ECB – to ease or not to ease that is the question
Traders can expect volatility with tomorrow’s European Central Bank (ECB) rate decision and subsequent press conference. This will be President Draghi’s second to the last meeting before relinquishing his role to Christine Lagarde. Is Draghi sure that all easing tools should be readily deployed now or in possible stages? Would he wish to leave incoming President Lagarde to make some of the longer-lived decisions? Or act now with her approval? Will Draghi be able to twist enough arms on the Governing Council, given the opposition to significant stimulus from Germany, the Netherlands and France? Is the ECB technically ready to roll out multiple forms of stimulus and along what timeline?

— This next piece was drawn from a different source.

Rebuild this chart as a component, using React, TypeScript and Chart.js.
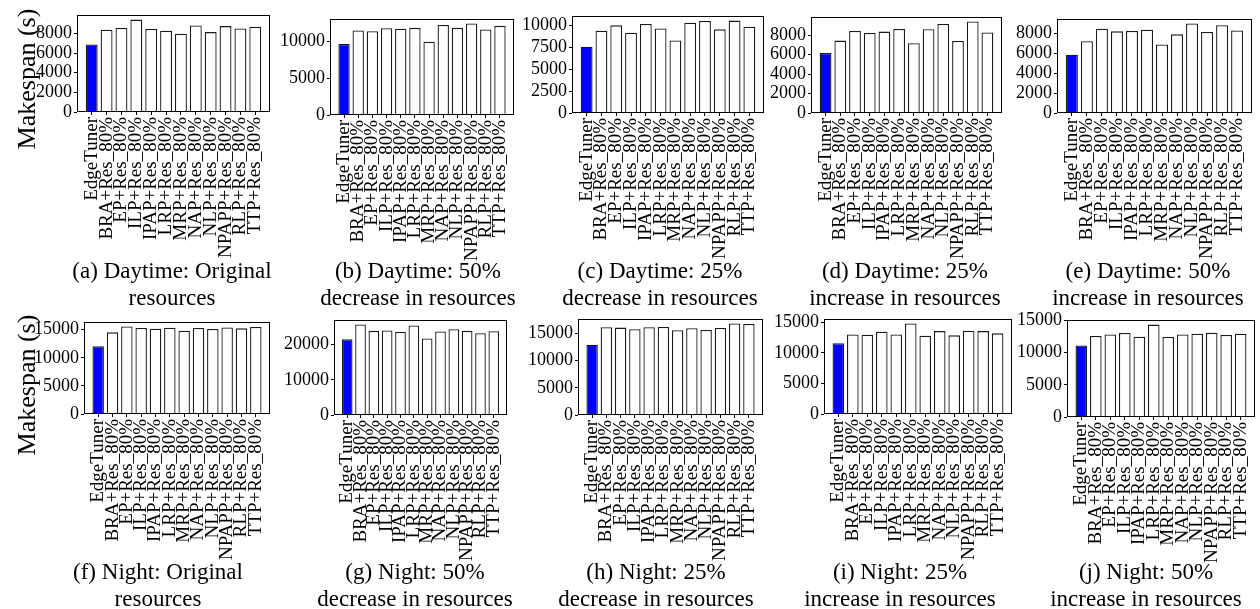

A deposit rate cut is on the table. Keen market watchers expect a 10bps reduction to -0.5% whereas consensus stands at 10 or 20bps. A smaller reduction now could trigger a further reduction later if not done in one fell swoop. Tiering of reserves, below which negative rates may not apply, is possible to mitigate some of the damage done to bank profitability and the lending cycle against Draghi’s points about the benefits.
What Could QE Look Like
The grander issue is whether the ECB is ready to roll out another wave of quantitative easing. If so, how much will it purchase, over what time horizon, and across what mixture of assets? The ECB’s self-imposed limit of 33% remains higher than the current share of just under 30%. Assuming a moderate pace of growth in eligible marketable assets, hitting the 33% limit by the end of next year would afford room for monthly purchases on the order of about €34 billion per month if the purchases began in early January which would imply a smaller flow than prior QE exercises. A longer-lived program perhaps starting earlier would result in lower monthly purchases if the ECB stayed within the 33% limit. A higher purchase target would require raising the 33% limit. This is subject to at least equal parts of politics and economics in the driving considerations.
ECB & QE Effectiveness
Ultimately QE will do little to address the root of the problems in the Eurozone, which is the lack of credit demand. For instance, the money multiplier effect in the Eurozone has been declining for years. However, surveys indicate that demand for credit from businesses and households have also been trending lower as well despite the availability of cheap credit. Even with the move lower in real yields, gross savings for households have been rising and not falling. Prior rounds of QE have done little to solve this problem.
ECB’s QE & The Euro
The final question is, wouldn’t QE help to weaken the EUR? Yes, even if the ECB has said it doesn’t target the exchange rate. However, it’s interesting to note that despite prior rounds of QE, net portfolio investment has been less harmful (meaning that flows have been EUR supportive) over the past few years. This has helped to offset the downward effect on the EUR from lower domestic yields. Market watchers doubt a fresh round of asset buying is enough to reverse inward flows.
Prices remain in a consolidation phase under 1.1075/1.1105 resistance. This price action continues to appear corrective after the impulsive reversal from 1.0930 wedge support. As such, look for further recovery while over the 1.1020-1.0975 region, with a rally through 1.1115 opening the wedge highs in the 1.1250-1.1315 region. While the potential is there for the entire process from September to be completing around 1.0930, for a move back towards 1.1600-1.1800, more price action confirmation is required to suggest that this is the case. A decline through 1.0975 and 1.0930 would negate this optimism, with 1.0815 next support below. If seen, we would again look for signs of a base developing around that lower level.